Tdrd6a Regulates the Aggregation of Buc into Functional Subcellular Compartments that Drive Germ Cell Specification

Summary Phase separation represents an important form of subcellular compartmentalization. However, relatively little is known about how the formation or disassembly of such compartments is regulated. In zebrafish, the Balbiani body (Bb) and the germ plasm (Gp) are intimately linked phase-separated structures essential for germ cell specification and home to many germ cell-specific mRNAs and proteins. Throughout development, these structures occur as a single large aggregate (Bb), which disperses throughout oogenesis and upon fertilization accumulates again into relatively large assemblies (Gp). Formation of the Bb requires Bucky ball (Buc), a protein with prion-like properties.
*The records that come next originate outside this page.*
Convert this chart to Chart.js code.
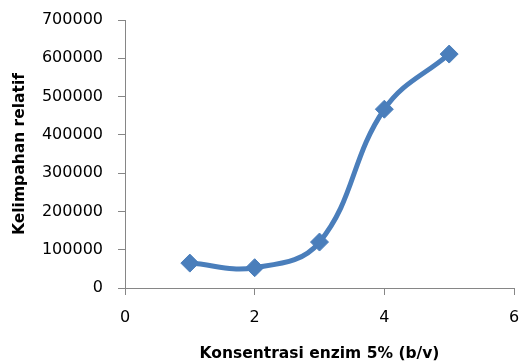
<!DOCTYPE html>
<html>
<head>
<meta charset="utf-8">
<script src="https://cdn.jsdelivr.net/npm/chart.js@4/dist/chart.umd.min.js"></script>
<style>
  html, body { margin: 0; padding: 0; background: #fff; }
  #wrap { width: 521px; height: 363px; position: relative; }
</style>
</head>
<body>
<div id="wrap"><canvas id="c"></canvas></div>
<script>
// Enzyme concentration (% b/v) vs relative abundance
const concentrations = [1, 2, 3, 4, 5];
const abundance = [65000, 53000, 120000, 467000, 611000];
const xTickValues = [0, 2, 4, 6];
const yTickValues = [0, 100000, 200000, 300000, 400000, 500000, 600000, 700000];
const xTitle = 'Konsentrasi enzim 5% (b/v)';
const yTitle = 'Kelimpahan relatif';

const points = concentrations.map((x, i) => ({ x: x, y: abundance[i] }));
const axisColor = '#868686';
const seriesColor = '#4a7ebb';
const tickFont = { family: 'DejaVu Sans', size: 16 };
const titleFont = { family: 'DejaVu Sans', size: 15.5, weight: 'bold' };

// fixed box sizes so the plot area sits where intended
function fixBox(size, dim) {
  return s => {
    s[dim] = size;
    s.paddingLeft = 0; s.paddingRight = 0; s.paddingTop = 0; s.paddingBottom = 0;
  };
}

new Chart(document.getElementById('c'), {
  type: 'line',
  data: {
    datasets: [{
      data: points,
      borderColor: seriesColor,
      backgroundColor: seriesColor,
      borderWidth: 5,
      tension: 0.4,
      pointStyle: 'rectRot',
      pointRadius: 9,
      pointBorderWidth: 1,
      pointBackgroundColor: seriesColor,
      pointBorderColor: seriesColor,
      fill: false
    }]
  },
  options: {
    responsive: true,
    maintainAspectRatio: false,
    animation: false,
    layout: { autoPadding: false, padding: { top: 20, right: 7, bottom: 0, left: 0 } },
    plugins: { legend: { display: false }, tooltip: { enabled: false } },
    scales: {
      x: {
        type: 'linear',
        min: xTickValues[0],
        max: xTickValues[xTickValues.length - 1],
        afterBuildTicks: s => { s.ticks = xTickValues.map(v => ({ value: v })); },
        ticks: { font: tickFont, color: '#000', padding: 13, maxRotation: 0, callback: v => String(v) },
        grid: { drawOnChartArea: false, tickLength: 7, color: axisColor, lineWidth: 1 },
        border: { color: axisColor, width: 1 },
        title: { display: true, text: xTitle, font: titleFont, color: '#000', padding: { top: 4, bottom: 0 } },
        afterFit: fixBox(75, 'height')
      },
      y: {
        type: 'linear',
        min: yTickValues[0],
        max: yTickValues[yTickValues.length - 1],
        afterBuildTicks: s => { s.ticks = yTickValues.map(v => ({ value: v })); },
        ticks: { font: tickFont, color: '#000', padding: 15, callback: v => String(v) },
        grid: { drawOnChartArea: false, tickLength: 7, color: axisColor, lineWidth: 1 },
        border: { color: axisColor, width: 1 },
        title: { display: true, text: yTitle, font: titleFont, color: '#000', padding: { top: 11, bottom: 0 } },
        afterFit: fixBox(125, 'width')
      }
    }
  }
});
</script>
</body>
</html>
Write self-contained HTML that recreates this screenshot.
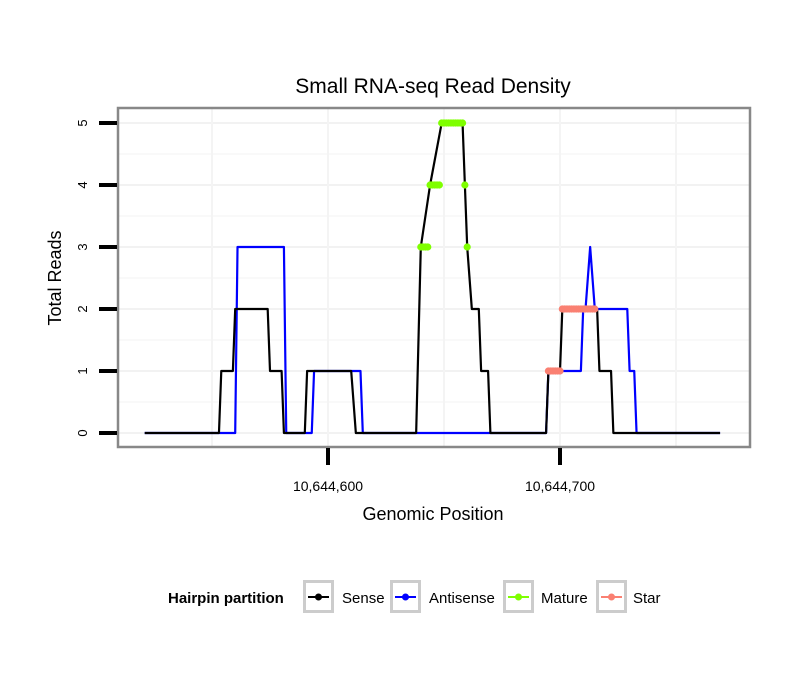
<!DOCTYPE html>
<html><head><meta charset="utf-8"><style>
body{margin:0;background:#fff}
svg{display:block;font-family:"Liberation Sans",sans-serif}
</style></head><body>
<svg id="chart" width="810" height="690">
<rect x="0" y="0" width="810" height="690" fill="#fff"/>
<text x="433" y="93" font-size="21" text-anchor="middle" fill="#000">Small RNA-seq Read Density</text>
<g id="grid"></g>
<g id="series"></g>
<rect x="118" y="108" width="632" height="339" fill="none" stroke="#888" stroke-width="2.5"/>
<g id="axes"></g>
<text x="433" y="520" font-size="18" text-anchor="middle">Genomic Position</text>
<text transform="translate(61,278) rotate(-90)" font-size="18" text-anchor="middle">Total Reads</text>
<g>
<text x="168" y="603" font-size="15" font-weight="bold">Hairpin partition</text>
<g>
<rect x="304.5" y="581.5" width="28" height="30" fill="#fff" stroke="#ccc" stroke-width="3"/>
<line x1="308" y1="597" x2="329" y2="597" stroke="#000" stroke-width="2"/><circle cx="318.5" cy="597" r="3.5" fill="#000"/>
<text x="342" y="603" font-size="15">Sense</text></g>
<g>
<rect x="391.5" y="581.5" width="28" height="30" fill="#fff" stroke="#ccc" stroke-width="3"/>
<line x1="395" y1="597" x2="416" y2="597" stroke="#00f" stroke-width="2"/><circle cx="405.5" cy="597" r="3.5" fill="#00f"/>
<text x="429" y="603" font-size="15">Antisense</text></g>
<g>
<rect x="504.5" y="581.5" width="28" height="30" fill="#fff" stroke="#ccc" stroke-width="3"/>
<line x1="508" y1="597" x2="529" y2="597" stroke="#7fff00" stroke-width="2"/><circle cx="518.5" cy="597" r="3.5" fill="#7fff00"/>
<text x="541" y="603" font-size="15">Mature</text></g>
<g>
<rect x="597.5" y="581.5" width="28" height="30" fill="#fff" stroke="#ccc" stroke-width="3"/>
<line x1="601" y1="597" x2="622" y2="597" stroke="#fa8072" stroke-width="2"/><circle cx="611.5" cy="597" r="3.5" fill="#fa8072"/>
<text x="633" y="603" font-size="15">Star</text></g>
</g>
</svg>
<script>
// positions are offsets from 10,644,600
const senseX = [-79,-47,-46,-41,-40,-26,-25,-20,-19,-10,-9,10,12,38,40,44,49,58,59,60,62,65,66,69,70,94,95,100,101,116,117,122,123,169];
const senseY = [0,0,1,1,2,2,1,1,0,0,1,1,0,0,3,4,5,5,4,3,2,2,1,1,0,0,1,1,2,2,1,1,0,0];
const antiX = [-79,-40,-39,-19,-18,-7,-6,14,15,94,95,109,110,111,113,115,129,130,132,133,169];
const antiY = [0,0,3,3,0,0,1,1,0,0,1,1,2,2,3,2,2,1,1,0,0];
const matureX = [40,41,42,43,44,45,46,47,48,49,50,51,52,53,54,55,56,57,58,59,60];
const matureY = [3,3,3,3,4,4,4,4,4,5,5,5,5,5,5,5,5,5,5,4,3];
const starX = [95,96,97,98,99,100,101,102,103,104,105,106,107,108,109,110,111,112,113,114,115];
const starY = [1,1,1,1,1,1,2,2,2,2,2,2,2,2,2,2,2,2,2,2,2];
const yTicks = [0,1,2,3,4,5];
const xTicks = [0,100];
const xTickLabels = ["10,644,600","10,644,700"];
const xMinor = [-50,50,150];

const NS = "http://www.w3.org/2000/svg";
function sx(v){return 328 + v*2.32;}
function sy(v){return 433 - v*62;}
function mk(tag, attrs, parent){const e=document.createElementNS(NS,tag);for(const k in attrs)e.setAttribute(k,attrs[k]);parent.appendChild(e);return e;}
const grid=document.getElementById('grid'), series=document.getElementById('series'), axes=document.getElementById('axes');
for(let v=0; v<=5; v+=0.5){
  const l=mk('line',{x1:119,x2:749,y1:sy(v),y2:sy(v),stroke:v%1===0?'#f2f2f2':'#f7f7f7','stroke-width':v%1===0?2:1.5},grid);
  
  
}
xTicks.concat(xMinor).forEach(v=>{
  const l=mk('line',{x1:sx(v),x2:sx(v),y1:109,y2:446,stroke:'#f4f4f4','stroke-width':2},grid);
  
  
});
function line(xs,ys,color,name){
  const p=mk('polyline',{points:xs.map((x,i)=>sx(x)+','+sy(ys[i])).join(' '),fill:'none',stroke:color,'stroke-width':2.2,'stroke-linejoin':'round'},series);
  
  
}
function pts(xs,ys,color,name){
  xs.forEach((x,i)=>{
    const c=mk('circle',{cx:sx(x),cy:sy(ys[i]),r:3.6,fill:color},series);
    
    
  });
}
line(antiX,antiY,'#0000ff','antisense-line');
line(senseX,senseY,'#000000','sense-line');
pts(matureX,matureY,'#7fff00','mature-point');
pts(starX,starY,'#fa8072','star-point');
yTicks.forEach(v=>{
  const t=mk('line',{x1:99,x2:117,y1:sy(v),y2:sy(v),stroke:'#000','stroke-width':4},axes);
  
  
  const tx=mk('text',{transform:'translate(87,'+sy(v)+') rotate(-90)','font-size':13,'text-anchor':'middle'},axes);
  tx.textContent=v;
  
  
});
xTicks.forEach((v,i)=>{
  const t=mk('line',{x1:sx(v),x2:sx(v),y1:448,y2:465,stroke:'#000','stroke-width':4},axes);
  
  
  const tx=mk('text',{x:sx(v),y:491,'font-size':14,'text-anchor':'middle'},axes);
  tx.textContent=xTickLabels[i];
  
  
});
</script>
</body></html>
We found that the multi-tudor domain-containing protein Tdrd6a interacts with Buc, affecting its mobility and aggregation properties. Importantly, lack of this regulatory interaction leads to significant defects in germ cell development. Our work presents insights into how prion-like protein aggregations can be regulated and highlights the biological relevance of such regulatory events.
Graphical Abstract
Highlights • Tdrd6a is required for Bucky ball mobility within aggregates, and for PGC formation • Maternal Tdrd6a coordinates transcript deposition into future PGCs • A dimethylated tri-RG motif in Bucky ball mediates interaction with Tdrd6a • The tri-RG motif is essential for Balbiani body and germ cell formation
Zebrafish Balbiani body and germ plasm are related phase-separated structures. Roovers, Kaaij et al. show that Tdrd6a is required for their formation and mobility through interaction with dimethylated arginines in the prion-like protein Bucky ball, revealing a role for Tudor domain-methylated arginine interactions in in vivo phase separation modulation.